After a while, (that’s a while based on the ‘how long is a piece of string’ formula), you have had enough of grieving and you wake up one day ready to at least ‘see what’s out there’. That’s the day that Circular Dating begins.
The whole concept is based on dating at least four people at one time. Now I know what you are thinking – ‘I don’t even have enough hours in the week for one date, let alone four’, but the reasoning behind it is that if you are seeing four different people, the chances of getting emotionally involved too quickly with any one person is alleviated.
It’s important to make it clear to the people you are seeing that you are out there dating and are not exclusive with anyone so that everyone knows where they stand. And, it’s perfectly reasonable to be meeting lots of possible suitors – though I’ll admit, it’s less confusing to manage one at a time!
However, right now, if the article I read is to be believed, hundreds of people (albeit across America) are Circular Dating and what works about it is that virtually all of them report that they are very busy with little time to dwell on the past, (no surprise there then) and that the attention they receive from four different people at a time allows them to realize how attractive they are to the opposite sex regardless of whether their ex partner disagrees, and another plus is that they are getting to know very quickly what they want and what they don’t want. So the process of elimination is speeded up.
The Circular Dating game comes to an end when you decide to become exclusive with one of the group, but its imperative to keep four dates on the go until you decide who that is going to be.
The only challenge I can see with this is remembering who everyone is and what he or she has told you about themselves.

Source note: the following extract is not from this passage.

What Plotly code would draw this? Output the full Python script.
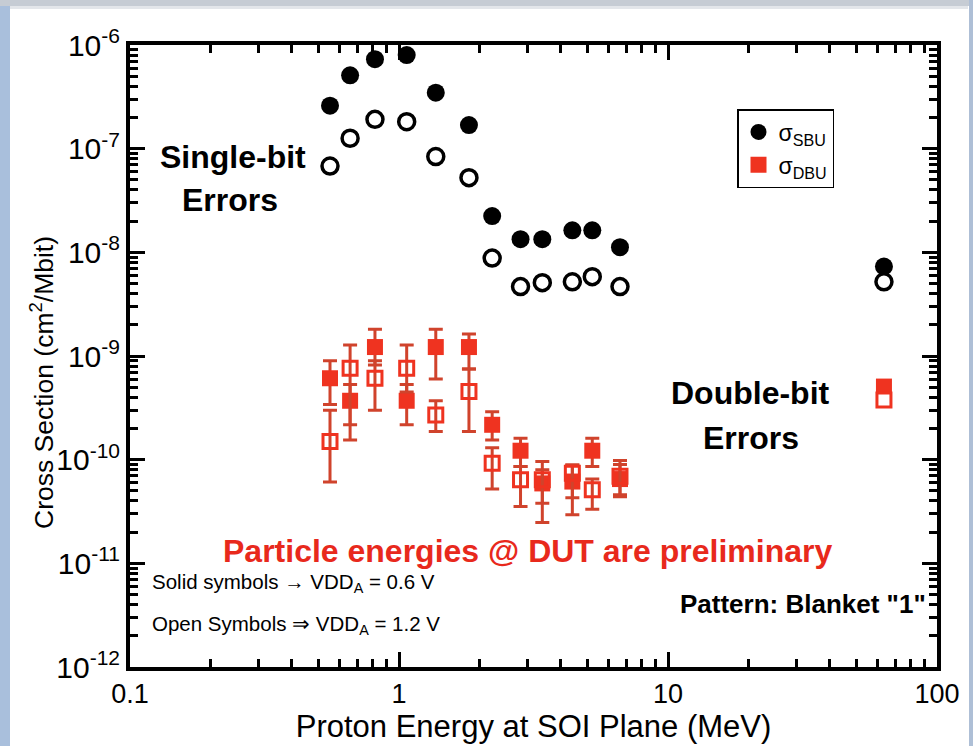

I don’t know about you but I don’t have the greatest of memories and you really don’t want to muddle any of them up, especially if they have let you know their ‘secret ‘middle name or the fact that they have an extra nipple on their chest (from experience, this is more likely to be a man) or some other very personal revelation. So how about getting yourself some 3 x 5 cards and just jotting down a few bullet points to jog your memory before each meeting or whilst you are on the phone.
This may all be a little tongue in cheek but personally I think it sounds like a very good idea and like any new ideas, my philosophy is always ‘don’t knock it till you’ve tried it’.
So if you do, ‘try it’ that is, I would love to hear from you. Broken hearts are not that easy to heal, and whilst all of you know that I have a whole armory of strategies, if there is anything else that speeds up the process, that’s absolutely fine in my book.